The Butcher Boy; psychological drama / crime, Ireland, 1997; D: Neil Jordan, S: Eamonn Owens, Stephen Rea, Alan Boyle, Andrew Fullerton, Fiona Shaw, Aisling O'Sullivan, Milo O'Shea, Sinéad O'Connor
A small Irish town during the Cuban missile crisis. Francie Brady (12) lives with his alcoholic father and suicidal mother. Francie runs away from home and spends some time at a cinema and reading comic books, but when he returns, his mother has died. His only friend is boy Joe, but Mrs. Nugent advises him against seeing Francie, whom she deems as mentally unstable and a "pig". As a revenge, Francie causes a mess and defecates at her place, and is thus sent to a reform school. When a priest tries to molest him, Francie is released by the principal under the promise to keep quiet about the incident. Dad dies while Joe disappears from the town. Francie finds him in a catholic school, but Joe says he is not his friend anymore, so the priests throw Francie out. Francie finds a job as a butcher boy and kills Mrs. Nugent, hiding pieces of her corpse under cabbage waste. The police arrest him and he spends 30 years at a mental asylum. As a grown up, he is released from the institution.

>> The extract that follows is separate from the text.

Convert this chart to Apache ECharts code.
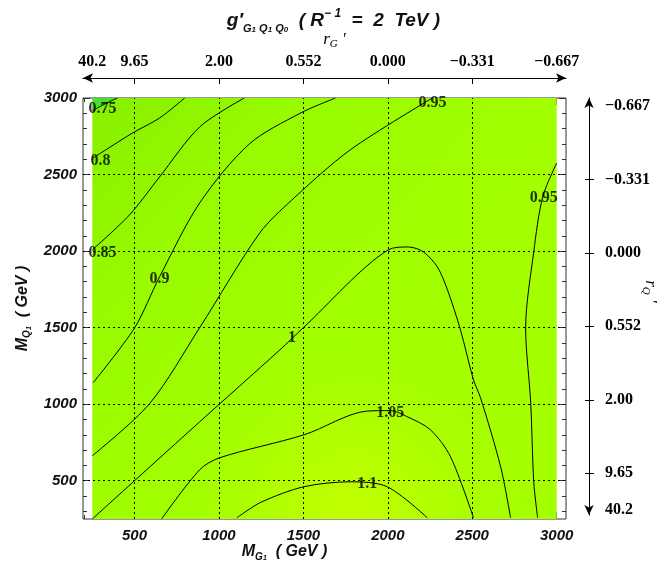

"A Clockwork Orange" meets "Problem Child"—something like that could be used to describe this bizarre patchwork by Neil Jordan, based on the eponymous novel by Patrick McCabe. The protagonist in question is a mentally ill boy, Francie, and his aggressiveness should be discouraged, which makes Jordan's job of trying to somehow explain his behavior by showing him as a victim of traumatic childhood somewhat unconvincing. The story also seems lost, meandering through several episodes, which all comes across as aimless. The topic seems to be wrong, but Jordan still directs the film with a lot of creativity and black humor: the idea that the narrator speaks with Francie in one scene 36 minutes into the film is genius; whereas Sinead O'Connor is fabulous as Holy Mary in four brief scenes, who talks to Francie as an apparition. One great laugh has Holy Mary being absent for a very long time in the final third act, and when she finally appears again next to a grown up Francie, he just turns around and says: "Hi, stranger!" Jordan even goes so far to make fun of pedophilia in Catholic church in the scene where Francie, in a reform school, is telling about his vision of Holy Mary, while a priest (Milo O'Shea) is leaned on right behind him, as the narrator goes: "So there I am, telling him the story, and the next thing his hand is jiggling in his pocket. What are you doing there, Father Teddly? Pay attention!... Just what is one half of Father Teddly doing over with the boot case, and the other half on the floor?" Though this subplot should have been developed further, and not just glossed over like it is a trivial thing. Some little details are exquisite (a cupcake spinning on a record player; Mrs. Nugent's two brothers want to scare Francie by holding his face down in a river, after a while he stops moving, so they panic and run away—but later, when a shocked Joe turns him around, Francie smiles in the water, because he just faked that he drowned). Can a story about a mentally ill child killer be translated into great art? In this case, not quite. But it is still a good, albeit controversial film about wrongly adapted individuals whose lack of social skills just make them ruin their life even more.